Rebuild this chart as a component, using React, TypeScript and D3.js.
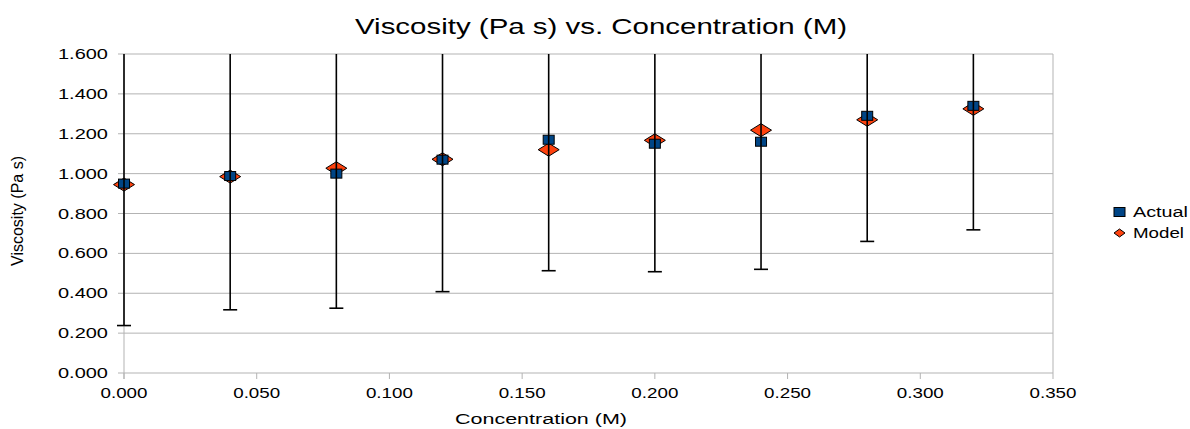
import React from "react"
import * as d3 from "d3"

const concentration = [0, 0.04, 0.08, 0.12, 0.16, 0.2, 0.24, 0.28, 0.32]
const actual = [0.95, 0.988, 1.0, 1.07, 1.17, 1.15, 1.16, 1.29, 1.34]
const model = [0.945, 0.985, 1.027, 1.072, 1.12, 1.167, 1.218, 1.27, 1.325]
const actualError = [0.712, 0.671, 0.675, 0.662, 0.657, 0.642, 0.64, 0.63, 0.622]
const xTicks = [0, 0.05, 0.1, 0.15, 0.2, 0.25, 0.3, 0.35]
const yTicks = [0, 0.2, 0.4, 0.6, 0.8, 1.0, 1.2, 1.4, 1.6]

const W = 1190
const H = 429
const left = 124
const right = 1053
const top = 54
const bottom = 373

const font = "'Liberation Sans', Arial, sans-serif"
const grid = "#b3b3b3"
const blue = "#004586"
const orange = "#ff420e"

export default function App() {
  const x = d3.scaleLinear().domain([0, 0.35]).range([left, right])
  const y = d3.scaleLinear().domain([0, 1.6]).range([bottom, top])
  const fmt = d3.format(".3f")

  const diamond = (cx: number, cy: number, w: number, h: number) =>
    `M${cx - w / 2},${cy} L${cx},${cy - h / 2} L${cx + w / 2},${cy} L${cx},${cy + h / 2} Z`

  return (
    <svg width={W} height={H} style={{ position: "absolute", left: 0, top: 0 }} fontFamily={font}>
      <defs>
        <clipPath id="plot">
          <rect x={left - 20} y={top} width={right - left + 40} height={bottom - top} />
        </clipPath>
      </defs>

      <text x={601} y={34} textAnchor="middle" fontSize={22} fill="#000" textLength={492} lengthAdjust="spacingAndGlyphs">
        Viscosity (Pa s) vs. Concentration (M)
      </text>

      {/* grid and axes */}
      {yTicks.map(t => (
        <g key={"y" + t}>
          <line x1={left - 6} x2={right} y1={y(t)} y2={y(t)} stroke={grid} strokeWidth={1} />
          <text x={108} y={y(t) + 5} textAnchor="end" fontSize={14} textLength={50} lengthAdjust="spacingAndGlyphs">
            {fmt(t)}
          </text>
        </g>
      ))}
      {xTicks.map(t => (
        <g key={"x" + t}>
          <line x1={x(t)} x2={x(t)} y1={bottom} y2={bottom + 6} stroke={grid} strokeWidth={1} />
          <text x={x(t)} y={398} textAnchor="middle" fontSize={14} textLength={47} lengthAdjust="spacingAndGlyphs">
            {fmt(t)}
          </text>
        </g>
      ))}
      <line x1={left} x2={left} y1={top} y2={bottom + 6} stroke={grid} strokeWidth={1} />
      <line x1={right} x2={right} y1={top} y2={bottom} stroke={grid} strokeWidth={1} />

      <text x={541} y={424} textAnchor="middle" fontSize={14} textLength={172} lengthAdjust="spacingAndGlyphs">
        Concentration (M)
      </text>
      <text transform={`translate(23,${211}) rotate(-90)`} textAnchor="middle" fontSize={16}>
        Viscosity (Pa s)
      </text>

      {concentration.map((c, i) => (
        <path key={"m" + i} d={diamond(x(c), y(model[i]), 21, 13)} fill={orange} stroke="#000" strokeWidth={1} />
      ))}
      {concentration.map((c, i) => (
        <rect key={"a" + i} x={x(c) - 5.5} y={y(actual[i]) - 4.5} width={11} height={9} fill={blue} stroke="#000" strokeWidth={1} />
      ))}
      <g clipPath="url(#plot)">
        {concentration.map((c, i) => {
          const lo = y(actual[i] - actualError[i])
          const hi = y(actual[i] + actualError[i])
          return (
            <g key={"e" + i} stroke="#000" strokeWidth={1.6}>
              <line x1={x(c)} x2={x(c)} y1={hi} y2={lo} />
              <line x1={x(c) - 7} x2={x(c) + 7} y1={lo} y2={lo} />
            </g>
          )
        })}
      </g>

      {/* legend */}
      <rect x={1114} y={207.5} width={11} height={9} fill={blue} stroke="#000" strokeWidth={1} />
      <text x={1133} y={217} fontSize={14} textLength={55} lengthAdjust="spacingAndGlyphs">Actual</text>
      <path d={diamond(1119.5, 233, 11, 8)} fill={orange} stroke="#000" strokeWidth={1} />
      <text x={1133} y={238} fontSize={14} textLength={51} lengthAdjust="spacingAndGlyphs">Model</text>
    </svg>
  )
}
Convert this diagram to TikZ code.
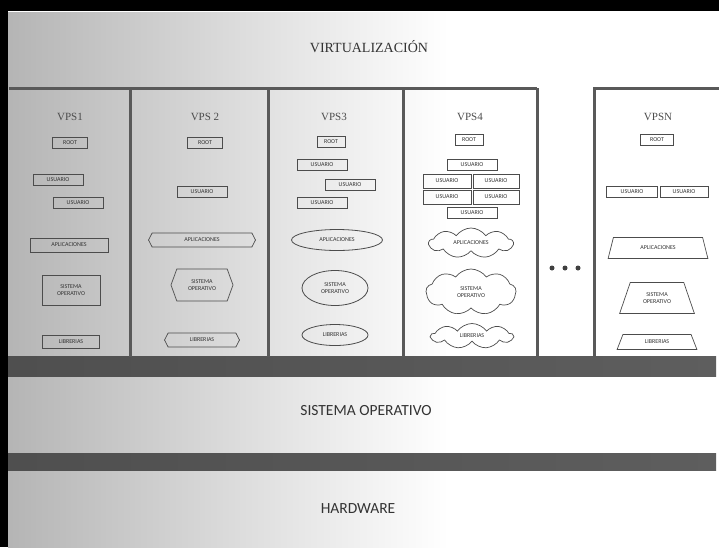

**Exercise aim**:
All of the data above should be transcribed verbatim, with pictures omitted.

**Solved exercise**:
Rebuild this chart as a component, using React, TypeScript and D3.js.
import React from "react"
import * as d3 from "d3"

const concentration = [0, 0.04, 0.08, 0.12, 0.16, 0.2, 0.24, 0.28, 0.32]
const actual = [0.95, 0.988, 1.0, 1.07, 1.17, 1.15, 1.16, 1.29, 1.34]
const model = [0.945, 0.985, 1.027, 1.072, 1.12, 1.167, 1.218, 1.27, 1.325]
const actualError = [0.712, 0.671, 0.675, 0.662, 0.657, 0.642, 0.64, 0.63, 0.622]
const xTicks = [0, 0.05, 0.1, 0.15, 0.2, 0.25, 0.3, 0.35]
const yTicks = [0, 0.2, 0.4, 0.6, 0.8, 1.0, 1.2, 1.4, 1.6]

const W = 1190
const H = 429
const left = 124
const right = 1053
const top = 54
const bottom = 373

const font = "'Liberation Sans', Arial, sans-serif"
const grid = "#b3b3b3"
const blue = "#004586"
const orange = "#ff420e"

export default function App() {
  const x = d3.scaleLinear().domain([0, 0.35]).range([left, right])
  const y = d3.scaleLinear().domain([0, 1.6]).range([bottom, top])
  const fmt = d3.format(".3f")

  const diamond = (cx: number, cy: number, w: number, h: number) =>
    `M${cx - w / 2},${cy} L${cx},${cy - h / 2} L${cx + w / 2},${cy} L${cx},${cy + h / 2} Z`

  return (
    <svg width={W} height={H} style={{ position: "absolute", left: 0, top: 0 }} fontFamily={font}>
      <defs>
        <clipPath id="plot">
          <rect x={left - 20} y={top} width={right - left + 40} height={bottom - top} />
        </clipPath>
      </defs>

      <text x={601} y={34} textAnchor="middle" fontSize={22} fill="#000" textLength={492} lengthAdjust="spacingAndGlyphs">
        Viscosity (Pa s) vs. Concentration (M)
      </text>

      {/* grid and axes */}
      {yTicks.map(t => (
        <g key={"y" + t}>
          <line x1={left - 6} x2={right} y1={y(t)} y2={y(t)} stroke={grid} strokeWidth={1} />
          <text x={108} y={y(t) + 5} textAnchor="end" fontSize={14} textLength={50} lengthAdjust="spacingAndGlyphs">
            {fmt(t)}
          </text>
        </g>
      ))}
      {xTicks.map(t => (
        <g key={"x" + t}>
          <line x1={x(t)} x2={x(t)} y1={bottom} y2={bottom + 6} stroke={grid} strokeWidth={1} />
          <text x={x(t)} y={398} textAnchor="middle" fontSize={14} textLength={47} lengthAdjust="spacingAndGlyphs">
            {fmt(t)}
          </text>
        </g>
      ))}
      <line x1={left} x2={left} y1={top} y2={bottom + 6} stroke={grid} strokeWidth={1} />
      <line x1={right} x2={right} y1={top} y2={bottom} stroke={grid} strokeWidth={1} />

      <text x={541} y={424} textAnchor="middle" fontSize={14} textLength={172} lengthAdjust="spacingAndGlyphs">
        Concentration (M)
      </text>
      <text transform={`translate(23,${211}) rotate(-90)`} textAnchor="middle" fontSize={16}>
        Viscosity (Pa s)
      </text>

      {concentration.map((c, i) => (
        <path key={"m" + i} d={diamond(x(c), y(model[i]), 21, 13)} fill={orange} stroke="#000" strokeWidth={1} />
      ))}
      {concentration.map((c, i) => (
        <rect key={"a" + i} x={x(c) - 5.5} y={y(actual[i]) - 4.5} width={11} height={9} fill={blue} stroke="#000" strokeWidth={1} />
      ))}
      <g clipPath="url(#plot)">
        {concentration.map((c, i) => {
          const lo = y(actual[i] - actualError[i])
          const hi = y(actual[i] + actualError[i])
          return (
            <g key={"e" + i} stroke="#000" strokeWidth={1.6}>
              <line x1={x(c)} x2={x(c)} y1={hi} y2={lo} />
              <line x1={x(c) - 7} x2={x(c) + 7} y1={lo} y2={lo} />
            </g>
          )
        })}
      </g>

      {/* legend */}
      <rect x={1114} y={207.5} width={11} height={9} fill={blue} stroke="#000" strokeWidth={1} />
      <text x={1133} y={217} fontSize={14} textLength={55} lengthAdjust="spacingAndGlyphs">Actual</text>
      <path d={diamond(1119.5, 233, 11, 8)} fill={orange} stroke="#000" strokeWidth={1} />
      <text x={1133} y={238} fontSize={14} textLength={51} lengthAdjust="spacingAndGlyphs">Model</text>
    </svg>
  )
}
Convert this diagram to TikZ code.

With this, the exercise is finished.